2019-02-26 18:19:28 +01:00

4.9 KiB

CAAS KUBERNETES INGRESS VTS DataDog monitors

How to use this module

module "datadog-monitors-caas-kubernetes-ingress-vts" {
  source = "git::ssh://git@git.fr.clara.net/claranet/cloudnative/projects/datadog/terraform/monitors.git//caas/kubernetes/ingress/vts?ref={revision}"

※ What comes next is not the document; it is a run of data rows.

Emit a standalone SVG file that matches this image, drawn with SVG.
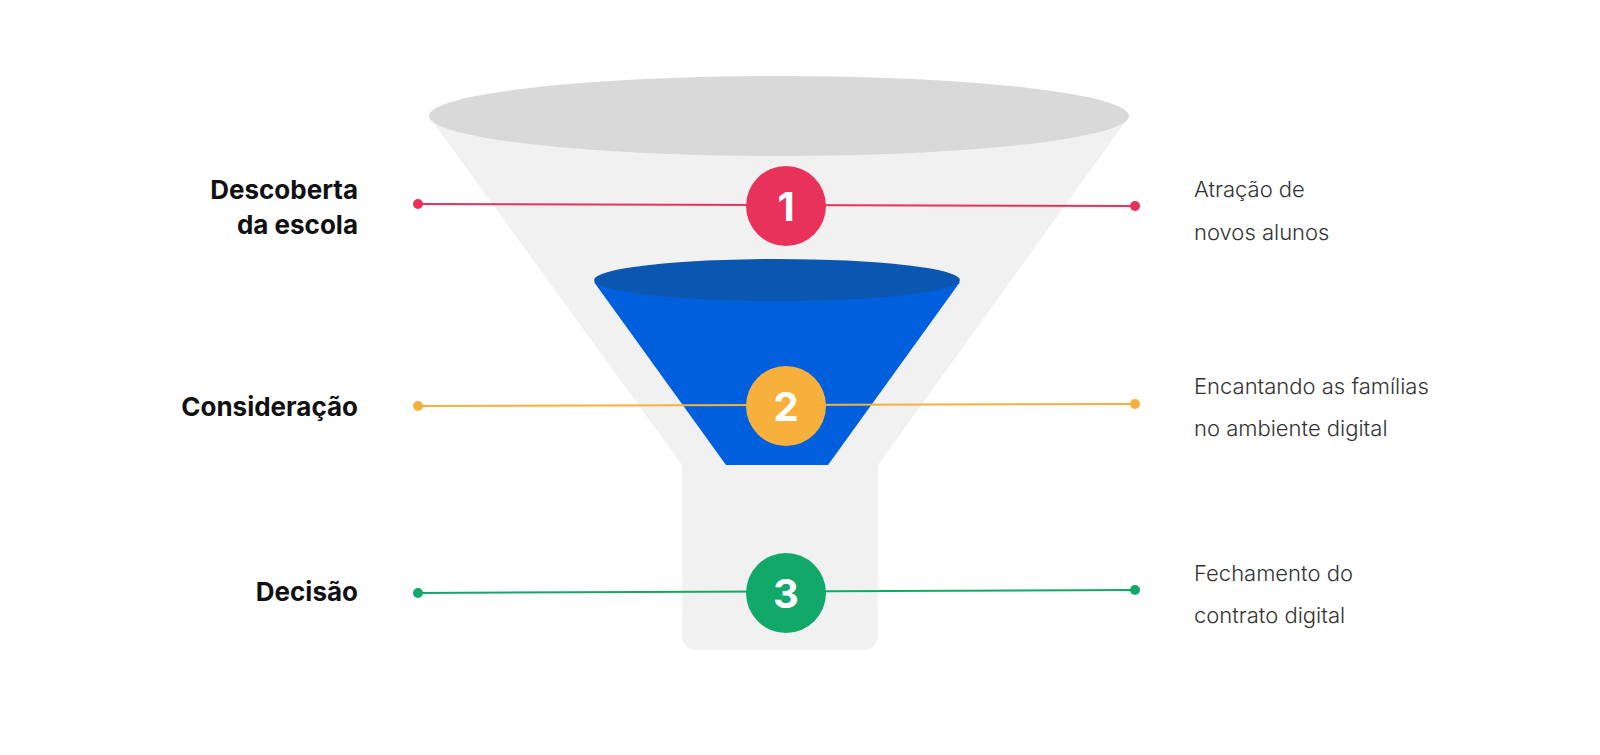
<svg xmlns="http://www.w3.org/2000/svg" width="1600" height="755" viewBox="0 0 1600 755">
<style>
.l{font-family:Inter,"Open Sans",sans-serif;font-weight:700;font-size:26px;fill:#111;text-anchor:end}
.r{font-family:Inter,"Open Sans",sans-serif;font-weight:300;font-size:22px;fill:#333}
.n{font-family:Inter,"Open Sans",sans-serif;font-weight:700;font-size:40px;fill:#fff;text-anchor:middle}
</style>
<rect width="1600" height="755" fill="#fff"/>
<g id="funnel">
<path d="M430,118 L1128,118 L878,465 L878,634 Q878,650 862,650 L698,650 Q682,650 682,634 L682,465 Z" fill="#f1f1f1"/>
<ellipse cx="779" cy="116" rx="350" ry="40" fill="#d9d9d9"/>
</g>
<g id="inner">
<path d="M594,282 L960,282 L828,465 L726,465 Z" fill="#005fdc"/>
<ellipse cx="777" cy="280" rx="183" ry="21" fill="#0a56b0"/>
</g>
<g id="connectors">
<line x1="418" y1="204" x2="1135" y2="206" stroke="#e8325c" stroke-width="2"/>
<circle cx="418" cy="204" r="5" fill="#e8325c"/><circle cx="1135" cy="206" r="5" fill="#e8325c"/>
<line x1="418" y1="406" x2="1135" y2="404" stroke="#f7b03b" stroke-width="2"/>
<circle cx="418" cy="406" r="5" fill="#f7b03b"/><circle cx="1135" cy="404" r="5" fill="#f7b03b"/>
<line x1="418" y1="593" x2="1135" y2="590" stroke="#12a86a" stroke-width="2"/>
<circle cx="418" cy="593" r="5" fill="#12a86a"/><circle cx="1135" cy="590" r="5" fill="#12a86a"/>
</g>
<g id="n1"><circle cx="786" cy="206" r="40" fill="#e8325c"/><text class="n" x="786" y="221">1</text></g>
<g id="n2"><circle cx="786" cy="406" r="40" fill="#f7b03b"/><text class="n" x="786" y="421">2</text></g>
<g id="n3"><circle cx="786" cy="593" r="40" fill="#12a86a"/><text class="n" x="786" y="608">3</text></g>
<g id="left">
<text class="l" x="358" y="199">Descoberta</text>
<text class="l" x="358" y="234">da escola</text>
<text class="l" x="358" y="416">Consideração</text>
<text class="l" x="358" y="601">Decisão</text>
</g>
<g id="right">
<text class="r" x="1194" y="197">Atração de</text>
<text class="r" x="1194" y="240">novos alunos</text>
<text class="r" x="1194" y="394">Encantando as famílias</text>
<text class="r" x="1194" y="436">no ambiente digital</text>
<text class="r" x="1194" y="581">Fechamento do</text>
<text class="r" x="1194" y="623">contrato digital</text>
</g>
</svg>
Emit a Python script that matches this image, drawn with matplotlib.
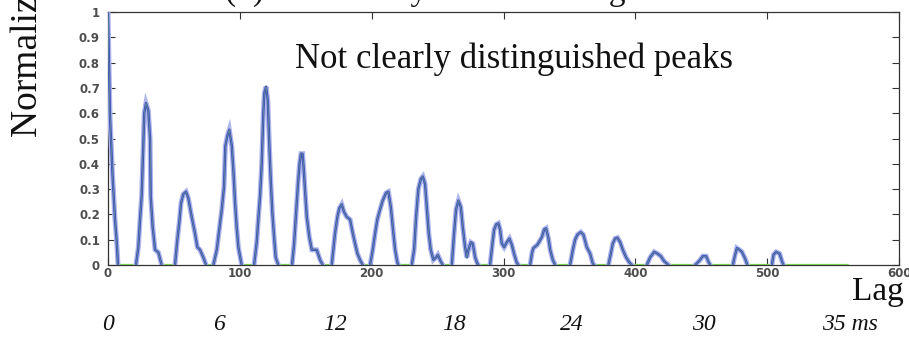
import matplotlib
matplotlib.use("Agg")
import matplotlib.pyplot as plt
import numpy as np

# Autocorrelation lobes: lag positions (samples) and normalized values
lobe_lags = [
    [0, 1.5, 3.4, 5.3, 6.5, 7.6],
    [21.2, 23.0, 24.3, 25.6, 26.3, 26.8, 27.5, 28.8, 30.6, 31.9, 32.4, 33.9, 35.7, 38.2, 40.7],
    [50.8, 52.6, 54.1, 55.4, 57.1, 59.2, 60.9, 63.5, 66.0, 67.8, 69.8, 72.3, 74.4],
    [79.9, 82.5, 84.4, 86.3, 88.0, 89.0, 90.5, 92.0, 93.9, 95.1, 96.4, 97.6, 98.9, 101.4],
    [110.8, 112.8, 114.0, 115.3, 116.6, 117.8, 118.6, 119.9, 121.2, 122.4, 123.4, 124.7, 126.0, 127.2, 129.2],
    [139.6, 141.1, 142.6, 144.1, 145.3, 146.4, 147.6, 148.7, 149.4, 150.8, 152.7, 154.6, 158.3, 160.9, 162.9],
    [169.7, 172.2, 174.0, 175.5, 177.3, 179.0, 181.1, 183.6, 185.7, 187.4, 189.2, 191.2, 193.2],
    [198.8, 200.8, 202.6, 204.3, 206.4, 208.4, 210.9, 212.7, 214.5, 216.5, 217.8, 219.5, 220.3],
    [230.4, 232.2, 233.7, 235.4, 237.3, 238.8, 240.5, 241.8, 243.3, 244.8, 246.8, 248.9, 250.2, 251.9, 253.9],
    [260.8, 262.5, 264.0, 265.8, 267.6, 269.1, 270.9, 272.2, 273.4, 275.2, 276.7, 278.5, 280.2, 281.0],
    [289.8, 291.6, 292.9, 294.4, 296.1, 297.4, 298.7, 300.5, 302.5, 304.5, 306.3, 308.0, 310.0, 311.3],
    [320.2, 321.7, 322.7, 325.7, 329.1, 330.8, 332.3, 334.1, 335.4, 337.4, 339.2],
    [350.5, 352.6, 354.3, 356.1, 358.6, 360.6, 363.2, 365.7, 367.8, 368.7],
    [379.6, 381.4, 382.9, 384.7, 386.4, 388.5, 390.5, 393.0, 395.5, 397.3],
    [408.7, 411.2, 414.3, 416.8, 419.3, 421.9, 425.1],
    [445.4, 448.6, 451.2, 453.7, 455.5, 456.8],
    [474.0, 475.2, 477.0, 479.0, 480.8, 483.3, 485.0],
    [503.6, 504.8, 506.8, 509.4, 511.2, 512.4],
]
lobe_vals = [
    [1.0, 0.59, 0.36, 0.18, 0.10, 0.0],
    [0.0, 0.07, 0.18, 0.28, 0.40, 0.48, 0.60, 0.64, 0.61, 0.50, 0.27, 0.15, 0.06, 0.05, 0.0],
    [0.0, 0.10, 0.17, 0.245, 0.28, 0.29, 0.265, 0.19, 0.125, 0.07, 0.06, 0.03, 0.0],
    [0.0, 0.06, 0.14, 0.22, 0.31, 0.47, 0.51, 0.535, 0.47, 0.375, 0.245, 0.15, 0.07, 0.0],
    [0.0, 0.09, 0.18, 0.27, 0.40, 0.60, 0.68, 0.705, 0.65, 0.47, 0.34, 0.205, 0.11, 0.03, 0.0],
    [0.0, 0.08, 0.20, 0.32, 0.40, 0.44, 0.44, 0.36, 0.30, 0.19, 0.11, 0.06, 0.06, 0.02, 0.0],
    [0.0, 0.125, 0.19, 0.225, 0.24, 0.21, 0.19, 0.18, 0.125, 0.085, 0.045, 0.02, 0.0],
    [0.0, 0.06, 0.125, 0.18, 0.22, 0.255, 0.285, 0.29, 0.23, 0.125, 0.06, 0.01, 0.0],
    [0.0, 0.06, 0.19, 0.30, 0.34, 0.35, 0.32, 0.23, 0.125, 0.06, 0.02, 0.03, 0.04, 0.02, 0.0],
    [0.0, 0.125, 0.22, 0.255, 0.23, 0.15, 0.07, 0.03, 0.06, 0.09, 0.085, 0.03, 0.005, 0.0],
    [0.0, 0.085, 0.14, 0.16, 0.165, 0.14, 0.085, 0.07, 0.09, 0.105, 0.08, 0.045, 0.01, 0.0],
    [0.0, 0.05, 0.067, 0.08, 0.11, 0.14, 0.145, 0.105, 0.06, 0.02, 0.0],
    [0.0, 0.06, 0.10, 0.12, 0.13, 0.12, 0.07, 0.045, 0.005, 0.0],
    [0.0, 0.045, 0.085, 0.105, 0.108, 0.09, 0.06, 0.03, 0.01, 0.0],
    [0.0, 0.03, 0.052, 0.045, 0.035, 0.015, 0.0],
    [0.0, 0.017, 0.035, 0.035, 0.012, 0.0],
    [0.0, 0.03, 0.067, 0.06, 0.052, 0.025, 0.0],
    [0.0, 0.04, 0.052, 0.045, 0.015, 0.0],
]
record_end = 561

xticks = [0, 100, 200, 300, 400, 500, 600]
yticks = [0, 0.1, 0.2, 0.3, 0.4, 0.5, 0.6, 0.7, 0.8, 0.9, 1.0]
ytick_labels = ["0", "0.1", "0.2", "0.3", "0.4", "0.5", "0.6", "0.7", "0.8", "0.9", "1"]

ms_labels = ["0", "6", "12", "18", "24", "30", "35 ms"]
ms_left_px = [101.7, 213, 323, 441.7, 560, 691.7, 821.7]

W, H = 909, 338
fig = plt.figure(figsize=(W / 100, H / 100), dpi=100)
ax = fig.add_axes([108 / W, 73 / H, 791 / W, 253 / H])

serif = ["Liberation Serif", "DejaVu Serif"]

# full trace (green) through every lobe plus the flat tail
all_lags = np.concatenate([np.asarray(l, float) for l in lobe_lags] + [np.array([record_end])])
all_vals = np.concatenate([np.asarray(v, float) for v in lobe_vals] + [np.array([0.0])])
ax.plot(all_lags, all_vals, color="#86dc5c", lw=1.6, zorder=2)

# lobes in blue with a soft halo
for lg, vl in zip(lobe_lags, lobe_vals):
    ax.plot(lg, vl, color="#aeb6ea", lw=3.6, zorder=3, solid_joinstyle="miter")
    ax.plot(lg, vl, color="#3f50ba", lw=1.7, zorder=4)
ax.plot(all_lags, all_vals, color="#86dc5c", lw=0.4, zorder=5, alpha=0.6)

ax.set_xlim(0, 600)
ax.set_ylim(0, 1)
ax.set_xticks(xticks)
ax.set_yticks(yticks)
ax.set_yticklabels(ytick_labels)
ax.tick_params(direction="in", top=True, right=True, length=5, width=0.8,
               color="#333333", labelsize=8.5, labelcolor="#4d4d4d")
ax.tick_params(axis="x", pad=1.5)
ax.tick_params(axis="y", pad=5.8)
for lab in ax.get_xticklabels() + ax.get_yticklabels():
    lab.set_fontweight("bold")
for sp in ax.spines.values():
    sp.set_color("#333333")
    sp.set_linewidth(0.9)

# text overlays
fig.text(225 / W, 1.0, "(b) Less steady vowel voicing", family=serif,
         fontsize=24, ha="left", va="baseline", color="#111111")
fig.text(37 / W, 1 - 137 / H, "Normalized autocorrelation", family=serif, fontsize=27,
         rotation=90, rotation_mode="anchor", ha="left", va="baseline", color="#111111")
fig.text(295 / W, 1 - 68 / H, "Not clearly distinguished peaks", family=serif,
         fontsize=25, ha="left", va="baseline", color="#111111")
fig.text(852 / W, 1 - 300 / H, "Lag", family=serif, fontsize=24,
         ha="left", va="baseline", color="#111111")
for lab, px in zip(ms_labels, ms_left_px):
    fig.text(px / W, 1 - 330 / H, lab, family=serif, style="italic", fontsize=17,
             ha="left", va="baseline", color="#111111")

fig.savefig("out.png", dpi=100)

  environment = "${var.environment}"
  message     = "${module.datadog-message-alerting.alerting-message}"
}

Purpose

Creates DataDog monitors with the following checks:

  • Nginx Ingress 4xx errors
  • Nginx Ingress 5xx errors

Inputs

Name Description Type Default Required
artificial_requests_count Number of false requests used to mitigate false positive in case of low trafic string "5" no
environment Architecture Environment string n/a yes
evaluation_delay Delay in seconds for the metric evaluation string "15" no
filter_tags_custom Tags used for custom filtering when filter_tags_use_defaults is false string "*" no
filter_tags_custom_excluded Tags excluded for custom filtering when filter_tags_use_defaults is false string "" no
filter_tags_use_defaults Use default filter tags convention string "true" no
ingress_4xx_enabled Flag to enable Ingress 4xx errors monitor string "true" no
ingress_4xx_extra_tags Extra tags for Ingress 4xx errors monitor list [] no
ingress_4xx_message Message sent when an alert is triggered string "" no
ingress_4xx_silenced Groups to mute for Ingress 4xx errors monitor map {} no
ingress_4xx_threshold_critical 4xx critical threshold in percentage string "40" no
ingress_4xx_threshold_warning 4xx warning threshold in percentage string "20" no
ingress_4xx_time_aggregator Monitor aggregator for Ingress 4xx errors [available values: min, max or avg] string "min" no
ingress_4xx_timeframe Monitor timeframe for Ingress 4xx errors [available values: last_#m (1, 5, 10, 15, or 30), last_#h (1, 2, or 4), or last_1d] string "last_5m" no
ingress_5xx_enabled Flag to enable Ingress 5xx errors monitor string "true" no
ingress_5xx_extra_tags Extra tags for Ingress 5xx errors monitor list [] no
ingress_5xx_message Message sent when an alert is triggered string "" no
ingress_5xx_silenced Groups to mute for Ingress 5xx errors monitor map {} no
ingress_5xx_threshold_critical 5xx critical threshold in percentage string "20" no
ingress_5xx_threshold_warning 5xx warning threshold in percentage string "10" no
ingress_5xx_time_aggregator Monitor aggregator for Ingress 5xx errors [available values: min, max or avg] string "min" no
ingress_5xx_timeframe Monitor timeframe for Ingress 5xx errors [available values: last_#m (1, 5, 10, 15, or 30), last_#h (1, 2, or 4), or last_1d] string "last_5m" no
message Message sent when an alert is triggered string n/a yes
new_host_delay Delay in seconds before monitor new resource string "300" no

Outputs

Name Description
nginx_ingress_too_many_4xx_id id for monitor nginx_ingress_too_many_4xx
nginx_ingress_too_many_5xx_id id for monitor nginx_ingress_too_many_5xx

DataDog blog: https://www.datadoghq.com/blog/monitor-prometheus-metrics 1d38e3a384

Nginx Ingress Controller setup

This configuration and monitors only work for ingress controller version :

  • >= 0.10 because ingress is beta before that and metrics naming convention not stable
  • <= 0.15 because ingress does not use VTS metrics since 0.16 Enable the following flags in the Nginx Ingress Controller chart controller.stats.enabled=true,controller.metrics.enabled=true and the following Datadog agent configuration for each ingress controller:
datadog:
  confd:
    prometheus.yaml: |-
      #nginx_upstream_responses_total{ingress_class,namespace,server,status_code:{1xx,2xx,3xx,4xx,5xx},upstream}
      #nginx_upstream_requests_total{ingress_class,namespace,server,upstream}
      init_config:
      instances:
        # The prometheus endpoint to query from
        - prometheus_url: http://nginx-ingress-controller-metrics:9913/metrics
          # This is NOT the ingress namespace, it is the prefix that will be used for the custom metrics
          namespace: nginx-ingress
          # Filter on the following metrics only
          metrics:
            - "nginx_upstream_requests_total"
            - "nginx_upstream_responses_total"
          # Adapt the tags to the current convention and verify that the monitor will match
          tags:
              - dd_monitoring:enabled
              - dd_ingress:enabled
              - dd_ingress_class:nginx
              - env:ENV